Mesajı Okuyun
Old 04-01-2012, 10:55   #8
özfn_34

 
Varsayılan

Alıntı:
Yazan av_mkaraman
16:30'da hesabına para yatırılıyor, 17:00'da çekmek üzereyken, mağdurun bildirmesi ile şüpheli bankada yakalanıyor.)
...
Şüphelinin bu paraya-tasarruf edbilecek şekilde-zilyet olmadığını, fiili haklimiyet kurmadığını düşünüyorum. Bilmem ne dersiniz....

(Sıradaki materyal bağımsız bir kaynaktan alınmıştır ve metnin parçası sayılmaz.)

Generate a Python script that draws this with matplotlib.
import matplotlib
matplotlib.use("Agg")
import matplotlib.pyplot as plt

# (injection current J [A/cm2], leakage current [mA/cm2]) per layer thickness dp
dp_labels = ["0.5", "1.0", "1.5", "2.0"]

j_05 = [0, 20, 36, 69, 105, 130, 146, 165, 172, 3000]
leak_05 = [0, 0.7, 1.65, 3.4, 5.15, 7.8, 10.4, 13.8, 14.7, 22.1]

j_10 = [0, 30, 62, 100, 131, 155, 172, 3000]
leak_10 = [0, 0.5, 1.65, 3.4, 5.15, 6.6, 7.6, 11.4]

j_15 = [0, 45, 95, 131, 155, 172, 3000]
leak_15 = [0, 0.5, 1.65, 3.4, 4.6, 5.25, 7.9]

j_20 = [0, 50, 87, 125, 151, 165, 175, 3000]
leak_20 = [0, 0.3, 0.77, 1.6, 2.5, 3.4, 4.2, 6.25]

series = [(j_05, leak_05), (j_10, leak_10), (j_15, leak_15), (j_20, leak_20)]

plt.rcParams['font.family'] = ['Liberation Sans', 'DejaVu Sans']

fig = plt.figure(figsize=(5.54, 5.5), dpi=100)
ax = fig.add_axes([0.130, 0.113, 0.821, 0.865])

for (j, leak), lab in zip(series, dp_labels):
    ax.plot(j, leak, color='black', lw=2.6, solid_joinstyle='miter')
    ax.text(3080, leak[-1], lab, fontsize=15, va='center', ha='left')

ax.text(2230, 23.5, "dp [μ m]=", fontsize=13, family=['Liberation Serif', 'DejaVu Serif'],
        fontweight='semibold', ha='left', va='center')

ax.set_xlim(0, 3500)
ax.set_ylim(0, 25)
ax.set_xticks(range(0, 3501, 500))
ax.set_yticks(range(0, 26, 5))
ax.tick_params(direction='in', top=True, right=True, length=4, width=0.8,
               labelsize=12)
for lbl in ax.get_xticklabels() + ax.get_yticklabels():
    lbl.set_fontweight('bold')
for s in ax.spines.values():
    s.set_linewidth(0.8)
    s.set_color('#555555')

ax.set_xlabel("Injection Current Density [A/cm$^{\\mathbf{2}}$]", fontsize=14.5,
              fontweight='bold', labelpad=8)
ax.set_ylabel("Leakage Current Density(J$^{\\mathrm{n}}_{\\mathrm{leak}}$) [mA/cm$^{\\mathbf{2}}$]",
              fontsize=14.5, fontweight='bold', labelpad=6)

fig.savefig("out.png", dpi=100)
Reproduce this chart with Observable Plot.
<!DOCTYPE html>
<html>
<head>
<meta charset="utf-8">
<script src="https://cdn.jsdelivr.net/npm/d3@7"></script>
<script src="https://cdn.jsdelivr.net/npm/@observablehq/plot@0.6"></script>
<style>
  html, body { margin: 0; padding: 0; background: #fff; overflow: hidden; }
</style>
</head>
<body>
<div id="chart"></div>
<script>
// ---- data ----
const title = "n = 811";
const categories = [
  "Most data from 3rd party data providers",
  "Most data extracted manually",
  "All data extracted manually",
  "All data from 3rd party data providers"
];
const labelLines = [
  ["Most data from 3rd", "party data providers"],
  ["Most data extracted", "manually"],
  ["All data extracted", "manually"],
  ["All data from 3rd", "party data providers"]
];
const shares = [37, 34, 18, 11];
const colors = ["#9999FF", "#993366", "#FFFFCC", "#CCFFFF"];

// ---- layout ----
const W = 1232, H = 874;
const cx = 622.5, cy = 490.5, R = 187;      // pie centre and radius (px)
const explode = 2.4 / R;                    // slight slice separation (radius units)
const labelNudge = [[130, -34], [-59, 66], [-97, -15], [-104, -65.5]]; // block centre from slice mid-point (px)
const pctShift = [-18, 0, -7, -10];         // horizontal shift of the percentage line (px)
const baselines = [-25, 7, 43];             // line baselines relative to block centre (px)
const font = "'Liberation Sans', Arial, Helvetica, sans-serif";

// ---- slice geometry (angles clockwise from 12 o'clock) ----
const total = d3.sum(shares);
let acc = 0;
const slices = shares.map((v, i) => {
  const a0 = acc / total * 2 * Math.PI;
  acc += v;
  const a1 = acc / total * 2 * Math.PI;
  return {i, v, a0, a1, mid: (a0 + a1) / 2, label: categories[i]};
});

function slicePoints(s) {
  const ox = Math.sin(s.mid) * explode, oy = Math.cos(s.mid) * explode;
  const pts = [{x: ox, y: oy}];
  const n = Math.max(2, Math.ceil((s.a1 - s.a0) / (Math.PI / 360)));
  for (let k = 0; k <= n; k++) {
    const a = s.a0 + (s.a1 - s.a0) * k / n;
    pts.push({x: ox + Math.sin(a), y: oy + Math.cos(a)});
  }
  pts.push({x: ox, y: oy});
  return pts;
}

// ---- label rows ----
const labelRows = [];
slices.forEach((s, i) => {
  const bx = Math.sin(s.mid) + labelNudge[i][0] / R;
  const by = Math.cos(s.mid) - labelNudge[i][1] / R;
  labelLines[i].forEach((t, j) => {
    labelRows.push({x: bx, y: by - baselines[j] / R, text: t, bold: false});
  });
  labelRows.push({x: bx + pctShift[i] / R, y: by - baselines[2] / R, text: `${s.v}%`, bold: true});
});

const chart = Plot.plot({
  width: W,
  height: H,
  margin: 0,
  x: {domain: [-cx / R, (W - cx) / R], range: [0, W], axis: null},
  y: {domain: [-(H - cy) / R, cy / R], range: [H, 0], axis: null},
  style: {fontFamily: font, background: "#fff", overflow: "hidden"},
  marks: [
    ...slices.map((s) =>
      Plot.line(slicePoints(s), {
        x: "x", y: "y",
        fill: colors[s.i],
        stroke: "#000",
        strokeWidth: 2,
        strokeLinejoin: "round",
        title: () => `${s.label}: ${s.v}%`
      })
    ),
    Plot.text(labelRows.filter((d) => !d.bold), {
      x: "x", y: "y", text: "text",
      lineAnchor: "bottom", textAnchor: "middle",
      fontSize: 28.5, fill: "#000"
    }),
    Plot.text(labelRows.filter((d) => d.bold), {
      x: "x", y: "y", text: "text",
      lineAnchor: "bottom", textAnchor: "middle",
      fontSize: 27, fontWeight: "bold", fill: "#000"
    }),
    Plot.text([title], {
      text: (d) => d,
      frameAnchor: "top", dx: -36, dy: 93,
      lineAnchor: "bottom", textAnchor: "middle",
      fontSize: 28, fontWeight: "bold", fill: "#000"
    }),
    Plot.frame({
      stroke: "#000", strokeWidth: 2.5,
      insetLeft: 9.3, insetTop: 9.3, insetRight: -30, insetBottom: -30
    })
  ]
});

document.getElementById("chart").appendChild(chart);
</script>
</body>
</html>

Söz konusu eylemin teşebbüs aşamasında kaldığına ilişkin:

Yargıtay 11. Ceza Dairesinin 26/01/2005 tarihli ve E.2004/11003, K.2005/79 sayılı kararına göre:

Dolandırıcılık suçundan sanık Ayhan Gündoğan'ın yapılan yargılaması sonunda:TCK. nun 504/3, 522, 59, 71 ve 95. maddeleri gereğince 2 sene 56 ay ağır hapis 3.105.659.000 lira ağır para cezasıyla mahkümiyetine dair MUĞLA 1. Ağır Ceza Mahkemesinden verilen 13.10.2004 gün ve 2002/533 Esas, 2004/491 Karar sayılı hükmün süresi içinde Yargıtay'ca incelenmesi sanık tarafından istenilmiş olduğundan dava evrakı C.Başsavcılığının bozma isteyen 29.11.2004 tarihli tebliğnamesi ile daireye gönderilmekle incelenerek gereği görüşüldü:
Yapılan duruşmaya, toplanıp karar yerinde gösterilen delillere, mahkemenin soruşturma sonuçlarına uygun şekilde oluşan inanç ve taktirine incelenen dosya içeriğine göre yerinde görülmeyen sair temyiz itirazlarının reddine; ancak:
1-Şikayetçi İsmet Alpaslan'ı işyerindeki telefondan arayıp kendisini karakol amiri baş komiser Mehmet Ali Berksoy olarak tanıtan şahsın zor durumda bulunan arkadaşları için 450-500.000.000 lira yardım isteyip yanına göndereceği şahsa parayı vermesini söylemesi üzerine şikayetçinin; işyerine gelen sanık Ayhan Gündoğan'ı da alarak parayı başkomiser ile görüştükten sonra ona vereceğini belirtip yola çıktıkları, bu sırada sanığın çeşitli bahanelerle ayrılıp geri dönmediği böylece parayı da alamadığı, diğer şikayetçi Mehmet Ali Demirtaş ile de telefonla irtibat kurarak kendisini aynı şekilde tanıtıp bir polisin acil ameliyatı için 500.000.000 liraya ihtiyaçları olduğunu bildirmesi ve şikayetçinin olumlu karşılaması üzerine yanına, aynı karakolda görevli baş komiser Ahmet'in kardeşi olduğunu söyleyen sanığın şikayetçinin işyerine gelerek onun para bulmasını beklediği, daha sonra şikayetçinin 400.000.000 lira para bulduklarını söylemek üzere başkomiseri aramak istemesi üzerine sanığın araya girerek aradığı telefonla görüşmek zorunda kalan şikayetçinin para temini için gönderdiği kardeşiyle irtibat kurarak onun araştırmasıyla gerçeği öğrenmesi sonucu yakalanan sanığın henüz parayı alıp haksız çıkar sağlayamaması nedeniyle her iki suçunun da eksik teşebbüs aşamasında kaldığı gözetilmeden suçun tamamlandığının kabulü ile yazılı şekilde hüküm kurulması,
2-Suç teşebbüs aşamasında kalsa bile elde edilmek istenen haksız menfaatin belirlenebilmesi halinde TCK. nun 504/3. maddesi uyarınca tayin edilecek temel ağır para cezası ile aynı yasanın 522.maddesinin uygulanmasında bu miktarın esas alınması gerektiği gözetilmeden yazılı şekilde uygulama yapılarak eksik ağır para cezası tayini,
3-Kabule göre de, sanığın şikayetçiler Mehmet Ali Demirtaş ve İsmet Alpaslan'a yönelik eylemleri nedeniyle TCK. nun 504/3, 61. maddeleri uyarınca cezalandırılması için kamu davası açıldığı halde ek savunma hakkı verilmeyerek tamamlanmış suçtan mahkümiyet hükmü kurulması suretiyle CMUK. nun 258. maddesine aykırı davranılması,
Yasaya aykırı, sanığın temyiz itirazları bu itibarla yerinde görülmüş olduğundan hükmün bu sebeplerden dolayı CMUK. nun 321. maddesi uyarınca istem gibi BOZULMASINA, kazanılmış hakkı saklı kalmak kaydıyla 26.01.2005 gününde oybirliğiyle karar verildi.